** Begin Data **

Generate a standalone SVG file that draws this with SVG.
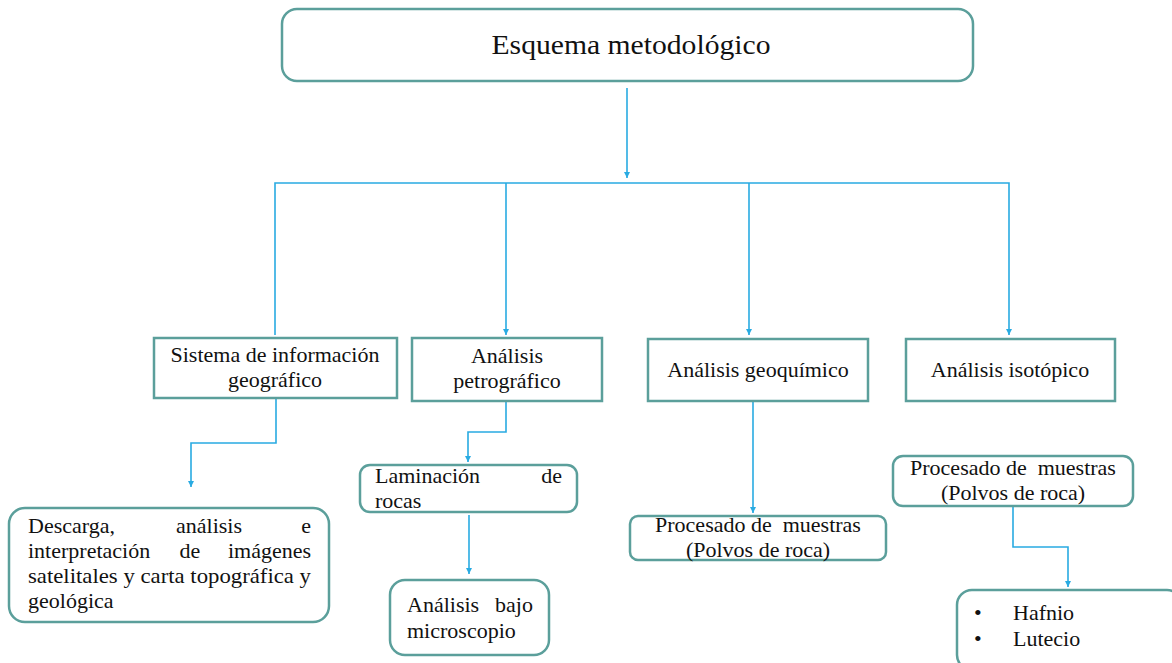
<svg xmlns="http://www.w3.org/2000/svg" width="1172" height="663" viewBox="0 0 1172 663" font-family="'Liberation Serif', 'DejaVu Serif', serif">
<defs>
<style>
.box{fill:#ffffff;stroke:#5b9f9b;stroke-width:2.5}
.con{fill:none;stroke:#29abe2;stroke-width:1.6}
.t{font-family:'Liberation Serif','DejaVu Serif',serif;fill:#111;font-size:22px}
.c{text-anchor:middle}
.e{text-anchor:end}
</style>
<marker id="ah" viewBox="0 0 10 10" refX="10" refY="5" markerWidth="6" markerHeight="6" markerUnits="userSpaceOnUse" orient="auto">
<path d="M0,0 L10,5 L0,10 z" fill="#29abe2"/>
</marker>
</defs>
<rect width="1172" height="663" fill="#ffffff"/>
<g id="connectors">
<path class="con" d="M627,88 V178" marker-end="url(#ah)"/>
<path class="con" d="M275,335 V183 H1009 V335" marker-end="url(#ah)"/>
<path class="con" d="M506,183 V335" marker-end="url(#ah)"/>
<path class="con" d="M749,183 V335" marker-end="url(#ah)"/>
<path class="con" d="M276,398 V443 H191 V487" marker-end="url(#ah)"/>
<path class="con" d="M506,401 V432 H468 V462" marker-end="url(#ah)"/>
<path class="con" d="M469,515 V574" marker-end="url(#ah)"/>
<path class="con" d="M753,401 V513" marker-end="url(#ah)"/>
<path class="con" d="M1013,506 V547 H1068 V587" marker-end="url(#ah)"/>
</g>
<g id="n-title">
<rect class="box" x="282" y="9" width="691" height="72" rx="15"/>
<text class="t c" x="631" y="54" style="font-size:28px" textLength="279" lengthAdjust="spacingAndGlyphs">Esquema metodológico</text>
</g>
<g id="n-sig">
<rect class="box" x="154" y="338" width="243" height="60"/>
<text class="t c" x="275" y="362">Sistema de información</text>
<text class="t c" x="275" y="387">geográfico</text>
</g>
<g id="n-petro">
<rect class="box" x="412" y="338" width="190" height="63"/>
<text class="t c" x="507" y="363">Análisis</text>
<text class="t c" x="507" y="388">petrográfico</text>
</g>
<g id="n-geoq">
<rect class="box" x="648" y="339" width="220" height="62"/>
<text class="t c" x="758" y="377">Análisis geoquímico</text>
</g>
<g id="n-iso">
<rect class="box" x="906" y="339" width="209" height="62"/>
<text class="t c" x="1010" y="377">Análisis isotópico</text>
</g>
<g id="n-descarga">
<rect class="box" x="9" y="508" width="320" height="114" rx="16"/>
<text class="t" x="28" y="533">Descarga,</text>
<text class="t c" x="209" y="533">análisis</text>
<text class="t e" x="311" y="533">e</text>
<text class="t" x="28" y="558">interpretación</text>
<text class="t c" x="190" y="558">de</text>
<text class="t e" x="311" y="558">imágenes</text>
<text class="t" x="28" y="583" textLength="283" lengthAdjust="spacingAndGlyphs">satelitales y carta topográfica y</text>
<text class="t" x="28" y="608">geológica</text>
</g>
<g id="n-laminacion">
<rect class="box" x="360" y="465" width="217" height="47" rx="10"/>
<text class="t" x="375" y="483">Laminación</text>
<text class="t e" x="562" y="483">de</text>
<text class="t" x="375" y="508">rocas</text>
</g>
<g id="n-microscopio">
<rect class="box" x="390" y="580" width="159" height="75" rx="15"/>
<text class="t" x="407" y="612">Análisis</text>
<text class="t e" x="533" y="612">bajo</text>
<text class="t" x="407" y="638">microscopio</text>
</g>
<g id="n-proc1">
<rect class="box" x="630" y="516" width="256" height="44" rx="8"/>
<text class="t c" x="758" y="532" xml:space="preserve">Procesado de  muestras</text>
<text class="t c" x="758" y="557">(Polvos de roca)</text>
</g>
<g id="n-proc2">
<rect class="box" x="893" y="456" width="240" height="50" rx="10"/>
<text class="t c" x="1013" y="475" xml:space="preserve">Procesado de  muestras</text>
<text class="t c" x="1013" y="500">(Polvos de roca)</text>
</g>
<g id="n-isotopos">
<rect class="box" x="957" y="590" width="225" height="80" rx="15"/>
<text class="t" x="974" y="620">•</text>
<text class="t" x="1013" y="620">Hafnio</text>
<text class="t" x="974" y="646">•</text>
<text class="t" x="1013" y="646">Lutecio</text>
</g>
</svg>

** End Data **

**Direction:** All the lines above are to be given again exactly as they read, with the pictures removed.

**Solution to this task:**
Generate a standalone SVG file that draws this with SVG.
<svg xmlns="http://www.w3.org/2000/svg" width="1172" height="663" viewBox="0 0 1172 663" font-family="'Liberation Serif', 'DejaVu Serif', serif">
<defs>
<style>
.box{fill:#ffffff;stroke:#5b9f9b;stroke-width:2.5}
.con{fill:none;stroke:#29abe2;stroke-width:1.6}
.t{font-family:'Liberation Serif','DejaVu Serif',serif;fill:#111;font-size:22px}
.c{text-anchor:middle}
.e{text-anchor:end}
</style>
<marker id="ah" viewBox="0 0 10 10" refX="10" refY="5" markerWidth="6" markerHeight="6" markerUnits="userSpaceOnUse" orient="auto">
<path d="M0,0 L10,5 L0,10 z" fill="#29abe2"/>
</marker>
</defs>
<rect width="1172" height="663" fill="#ffffff"/>
<g id="connectors">
<path class="con" d="M627,88 V178" marker-end="url(#ah)"/>
<path class="con" d="M275,335 V183 H1009 V335" marker-end="url(#ah)"/>
<path class="con" d="M506,183 V335" marker-end="url(#ah)"/>
<path class="con" d="M749,183 V335" marker-end="url(#ah)"/>
<path class="con" d="M276,398 V443 H191 V487" marker-end="url(#ah)"/>
<path class="con" d="M506,401 V432 H468 V462" marker-end="url(#ah)"/>
<path class="con" d="M469,515 V574" marker-end="url(#ah)"/>
<path class="con" d="M753,401 V513" marker-end="url(#ah)"/>
<path class="con" d="M1013,506 V547 H1068 V587" marker-end="url(#ah)"/>
</g>
<g id="n-title">
<rect class="box" x="282" y="9" width="691" height="72" rx="15"/>
<text class="t c" x="631" y="54" style="font-size:28px" textLength="279" lengthAdjust="spacingAndGlyphs">Esquema metodológico</text>
</g>
<g id="n-sig">
<rect class="box" x="154" y="338" width="243" height="60"/>
<text class="t c" x="275" y="362">Sistema de información</text>
<text class="t c" x="275" y="387">geográfico</text>
</g>
<g id="n-petro">
<rect class="box" x="412" y="338" width="190" height="63"/>
<text class="t c" x="507" y="363">Análisis</text>
<text class="t c" x="507" y="388">petrográfico</text>
</g>
<g id="n-geoq">
<rect class="box" x="648" y="339" width="220" height="62"/>
<text class="t c" x="758" y="377">Análisis geoquímico</text>
</g>
<g id="n-iso">
<rect class="box" x="906" y="339" width="209" height="62"/>
<text class="t c" x="1010" y="377">Análisis isotópico</text>
</g>
<g id="n-descarga">
<rect class="box" x="9" y="508" width="320" height="114" rx="16"/>
<text class="t" x="28" y="533">Descarga,</text>
<text class="t c" x="209" y="533">análisis</text>
<text class="t e" x="311" y="533">e</text>
<text class="t" x="28" y="558">interpretación</text>
<text class="t c" x="190" y="558">de</text>
<text class="t e" x="311" y="558">imágenes</text>
<text class="t" x="28" y="583" textLength="283" lengthAdjust="spacingAndGlyphs">satelitales y carta topográfica y</text>
<text class="t" x="28" y="608">geológica</text>
</g>
<g id="n-laminacion">
<rect class="box" x="360" y="465" width="217" height="47" rx="10"/>
<text class="t" x="375" y="483">Laminación</text>
<text class="t e" x="562" y="483">de</text>
<text class="t" x="375" y="508">rocas</text>
</g>
<g id="n-microscopio">
<rect class="box" x="390" y="580" width="159" height="75" rx="15"/>
<text class="t" x="407" y="612">Análisis</text>
<text class="t e" x="533" y="612">bajo</text>
<text class="t" x="407" y="638">microscopio</text>
</g>
<g id="n-proc1">
<rect class="box" x="630" y="516" width="256" height="44" rx="8"/>
<text class="t c" x="758" y="532" xml:space="preserve">Procesado de  muestras</text>
<text class="t c" x="758" y="557">(Polvos de roca)</text>
</g>
<g id="n-proc2">
<rect class="box" x="893" y="456" width="240" height="50" rx="10"/>
<text class="t c" x="1013" y="475" xml:space="preserve">Procesado de  muestras</text>
<text class="t c" x="1013" y="500">(Polvos de roca)</text>
</g>
<g id="n-isotopos">
<rect class="box" x="957" y="590" width="225" height="80" rx="15"/>
<text class="t" x="974" y="620">•</text>
<text class="t" x="1013" y="620">Hafnio</text>
<text class="t" x="974" y="646">•</text>
<text class="t" x="1013" y="646">Lutecio</text>
</g>
</svg>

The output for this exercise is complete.